**YOUR INSTRUCTIONS**
From the first line of the data below through the line holding "const yTickMarks = [1]", output each line exactly and leave the pictures out.

::::::::::

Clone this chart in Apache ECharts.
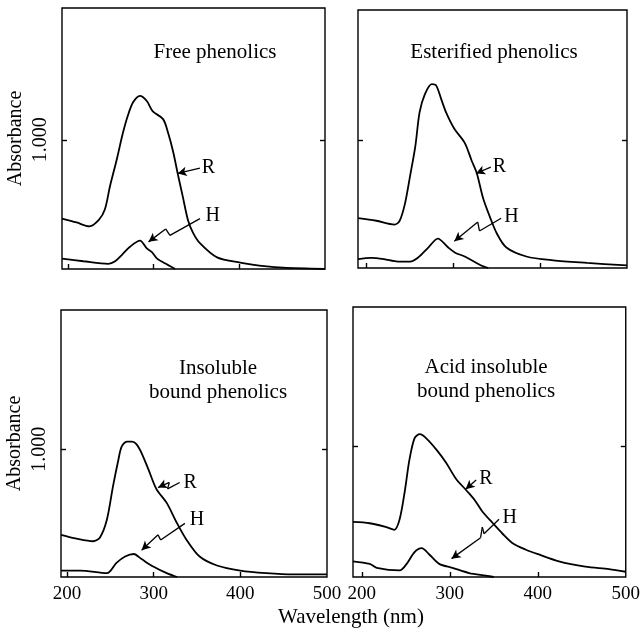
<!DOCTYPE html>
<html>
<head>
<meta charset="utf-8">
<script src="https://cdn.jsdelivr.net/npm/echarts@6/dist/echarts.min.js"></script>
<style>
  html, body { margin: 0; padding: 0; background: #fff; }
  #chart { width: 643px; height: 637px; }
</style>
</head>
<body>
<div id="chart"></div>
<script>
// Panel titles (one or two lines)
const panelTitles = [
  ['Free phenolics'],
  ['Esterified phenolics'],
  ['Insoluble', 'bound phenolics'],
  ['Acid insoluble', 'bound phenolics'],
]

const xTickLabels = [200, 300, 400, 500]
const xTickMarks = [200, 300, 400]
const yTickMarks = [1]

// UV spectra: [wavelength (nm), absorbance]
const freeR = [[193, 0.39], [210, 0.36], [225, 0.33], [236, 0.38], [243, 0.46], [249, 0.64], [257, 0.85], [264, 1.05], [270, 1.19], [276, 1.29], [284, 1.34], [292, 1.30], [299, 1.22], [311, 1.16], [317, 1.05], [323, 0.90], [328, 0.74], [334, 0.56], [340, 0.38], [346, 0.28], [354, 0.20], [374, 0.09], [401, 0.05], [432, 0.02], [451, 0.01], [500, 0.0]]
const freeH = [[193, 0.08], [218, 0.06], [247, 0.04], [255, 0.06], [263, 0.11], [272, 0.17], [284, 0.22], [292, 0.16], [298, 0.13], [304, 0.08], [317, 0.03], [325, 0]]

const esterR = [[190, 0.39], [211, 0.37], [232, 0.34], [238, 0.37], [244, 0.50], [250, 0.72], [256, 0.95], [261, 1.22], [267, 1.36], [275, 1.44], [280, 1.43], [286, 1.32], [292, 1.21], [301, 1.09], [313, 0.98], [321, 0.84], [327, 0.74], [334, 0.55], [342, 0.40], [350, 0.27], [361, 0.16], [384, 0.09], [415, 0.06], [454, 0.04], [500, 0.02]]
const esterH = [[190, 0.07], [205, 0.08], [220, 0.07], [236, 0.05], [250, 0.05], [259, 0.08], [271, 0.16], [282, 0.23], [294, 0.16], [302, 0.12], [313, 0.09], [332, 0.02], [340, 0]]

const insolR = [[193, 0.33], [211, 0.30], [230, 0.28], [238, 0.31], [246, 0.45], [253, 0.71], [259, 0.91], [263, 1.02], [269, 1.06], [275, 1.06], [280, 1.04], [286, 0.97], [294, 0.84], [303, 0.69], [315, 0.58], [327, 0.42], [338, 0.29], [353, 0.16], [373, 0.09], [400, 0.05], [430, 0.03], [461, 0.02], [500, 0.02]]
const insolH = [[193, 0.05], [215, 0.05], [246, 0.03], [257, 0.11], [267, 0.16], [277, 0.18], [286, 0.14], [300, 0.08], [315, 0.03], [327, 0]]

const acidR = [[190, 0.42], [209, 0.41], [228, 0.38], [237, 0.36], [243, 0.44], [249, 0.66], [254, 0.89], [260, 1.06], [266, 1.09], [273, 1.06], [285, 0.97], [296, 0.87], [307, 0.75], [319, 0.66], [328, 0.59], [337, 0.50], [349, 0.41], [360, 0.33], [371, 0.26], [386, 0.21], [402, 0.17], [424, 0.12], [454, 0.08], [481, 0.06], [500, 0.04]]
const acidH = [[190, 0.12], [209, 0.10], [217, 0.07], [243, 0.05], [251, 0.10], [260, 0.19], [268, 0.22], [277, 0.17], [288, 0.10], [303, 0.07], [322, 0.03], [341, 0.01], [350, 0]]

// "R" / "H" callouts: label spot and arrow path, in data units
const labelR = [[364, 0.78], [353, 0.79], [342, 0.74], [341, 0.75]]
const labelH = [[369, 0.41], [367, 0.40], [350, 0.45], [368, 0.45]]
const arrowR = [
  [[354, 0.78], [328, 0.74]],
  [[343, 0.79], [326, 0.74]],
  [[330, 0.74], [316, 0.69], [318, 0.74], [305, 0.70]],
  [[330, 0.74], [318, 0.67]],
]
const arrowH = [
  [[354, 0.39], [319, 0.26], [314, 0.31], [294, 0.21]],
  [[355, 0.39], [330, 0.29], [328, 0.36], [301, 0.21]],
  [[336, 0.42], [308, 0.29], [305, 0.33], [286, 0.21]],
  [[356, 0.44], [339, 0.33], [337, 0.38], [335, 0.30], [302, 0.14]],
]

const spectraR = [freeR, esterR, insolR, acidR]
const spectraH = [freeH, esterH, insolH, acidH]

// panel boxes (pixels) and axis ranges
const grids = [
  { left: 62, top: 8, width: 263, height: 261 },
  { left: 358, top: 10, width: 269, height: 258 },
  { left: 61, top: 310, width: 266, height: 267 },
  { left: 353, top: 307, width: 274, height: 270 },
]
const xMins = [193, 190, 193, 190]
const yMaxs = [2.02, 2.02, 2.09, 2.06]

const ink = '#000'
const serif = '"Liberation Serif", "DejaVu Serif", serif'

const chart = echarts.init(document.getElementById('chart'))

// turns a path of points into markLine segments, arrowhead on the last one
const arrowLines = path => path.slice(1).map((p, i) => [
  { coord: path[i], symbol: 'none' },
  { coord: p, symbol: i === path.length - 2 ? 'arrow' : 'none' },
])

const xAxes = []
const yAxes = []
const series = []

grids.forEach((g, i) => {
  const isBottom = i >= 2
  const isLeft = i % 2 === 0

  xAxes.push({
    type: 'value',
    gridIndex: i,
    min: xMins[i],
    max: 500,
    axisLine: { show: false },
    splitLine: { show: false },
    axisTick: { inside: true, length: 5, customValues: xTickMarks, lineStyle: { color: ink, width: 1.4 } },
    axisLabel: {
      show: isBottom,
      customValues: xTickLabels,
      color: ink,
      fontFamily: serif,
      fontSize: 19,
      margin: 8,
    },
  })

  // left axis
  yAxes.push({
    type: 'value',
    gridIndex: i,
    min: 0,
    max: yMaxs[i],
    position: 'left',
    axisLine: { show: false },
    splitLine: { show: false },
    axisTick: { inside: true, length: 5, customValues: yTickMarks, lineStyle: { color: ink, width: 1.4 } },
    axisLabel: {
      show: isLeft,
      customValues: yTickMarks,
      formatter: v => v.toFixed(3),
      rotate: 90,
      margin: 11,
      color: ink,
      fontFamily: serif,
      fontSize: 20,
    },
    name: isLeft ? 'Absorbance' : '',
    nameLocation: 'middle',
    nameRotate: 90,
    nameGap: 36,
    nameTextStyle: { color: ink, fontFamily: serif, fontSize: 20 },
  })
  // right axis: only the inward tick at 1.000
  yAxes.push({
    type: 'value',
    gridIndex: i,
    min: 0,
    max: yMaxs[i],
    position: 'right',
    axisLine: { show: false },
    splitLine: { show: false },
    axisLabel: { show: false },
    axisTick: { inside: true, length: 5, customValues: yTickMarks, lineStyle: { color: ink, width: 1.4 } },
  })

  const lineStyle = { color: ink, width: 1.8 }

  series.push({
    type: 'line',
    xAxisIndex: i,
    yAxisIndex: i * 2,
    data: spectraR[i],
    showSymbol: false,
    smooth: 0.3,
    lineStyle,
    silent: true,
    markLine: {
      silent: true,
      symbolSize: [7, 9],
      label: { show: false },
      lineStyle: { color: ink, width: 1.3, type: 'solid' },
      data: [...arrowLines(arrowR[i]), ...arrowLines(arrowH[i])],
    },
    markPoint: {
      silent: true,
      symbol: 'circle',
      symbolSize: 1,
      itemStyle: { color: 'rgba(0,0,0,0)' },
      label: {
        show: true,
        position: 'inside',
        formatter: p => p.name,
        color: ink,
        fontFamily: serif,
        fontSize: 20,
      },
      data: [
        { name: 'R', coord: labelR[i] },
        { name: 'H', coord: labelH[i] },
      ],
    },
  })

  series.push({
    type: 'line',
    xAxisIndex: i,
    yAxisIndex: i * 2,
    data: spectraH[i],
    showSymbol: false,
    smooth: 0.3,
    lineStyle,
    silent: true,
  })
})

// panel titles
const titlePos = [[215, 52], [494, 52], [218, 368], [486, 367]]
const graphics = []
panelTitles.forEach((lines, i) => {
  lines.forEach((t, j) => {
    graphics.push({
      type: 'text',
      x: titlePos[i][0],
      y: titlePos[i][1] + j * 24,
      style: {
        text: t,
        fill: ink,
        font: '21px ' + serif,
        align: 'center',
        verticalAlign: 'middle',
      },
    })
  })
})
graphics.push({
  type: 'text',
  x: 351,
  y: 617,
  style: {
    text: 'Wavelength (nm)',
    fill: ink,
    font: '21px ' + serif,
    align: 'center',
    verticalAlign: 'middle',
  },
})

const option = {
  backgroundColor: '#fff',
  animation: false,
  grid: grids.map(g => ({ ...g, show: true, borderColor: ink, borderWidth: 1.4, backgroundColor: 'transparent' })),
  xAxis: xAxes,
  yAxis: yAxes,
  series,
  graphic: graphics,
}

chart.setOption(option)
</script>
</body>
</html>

::::::::::

**CORRECT OUTPUT**
Clone this chart in Apache ECharts.
<!DOCTYPE html>
<html>
<head>
<meta charset="utf-8">
<script src="https://cdn.jsdelivr.net/npm/echarts@6/dist/echarts.min.js"></script>
<style>
  html, body { margin: 0; padding: 0; background: #fff; }
  #chart { width: 643px; height: 637px; }
</style>
</head>
<body>
<div id="chart"></div>
<script>
// Panel titles (one or two lines)
const panelTitles = [
  ['Free phenolics'],
  ['Esterified phenolics'],
  ['Insoluble', 'bound phenolics'],
  ['Acid insoluble', 'bound phenolics'],
]

const xTickLabels = [200, 300, 400, 500]
const xTickMarks = [200, 300, 400]
const yTickMarks = [1]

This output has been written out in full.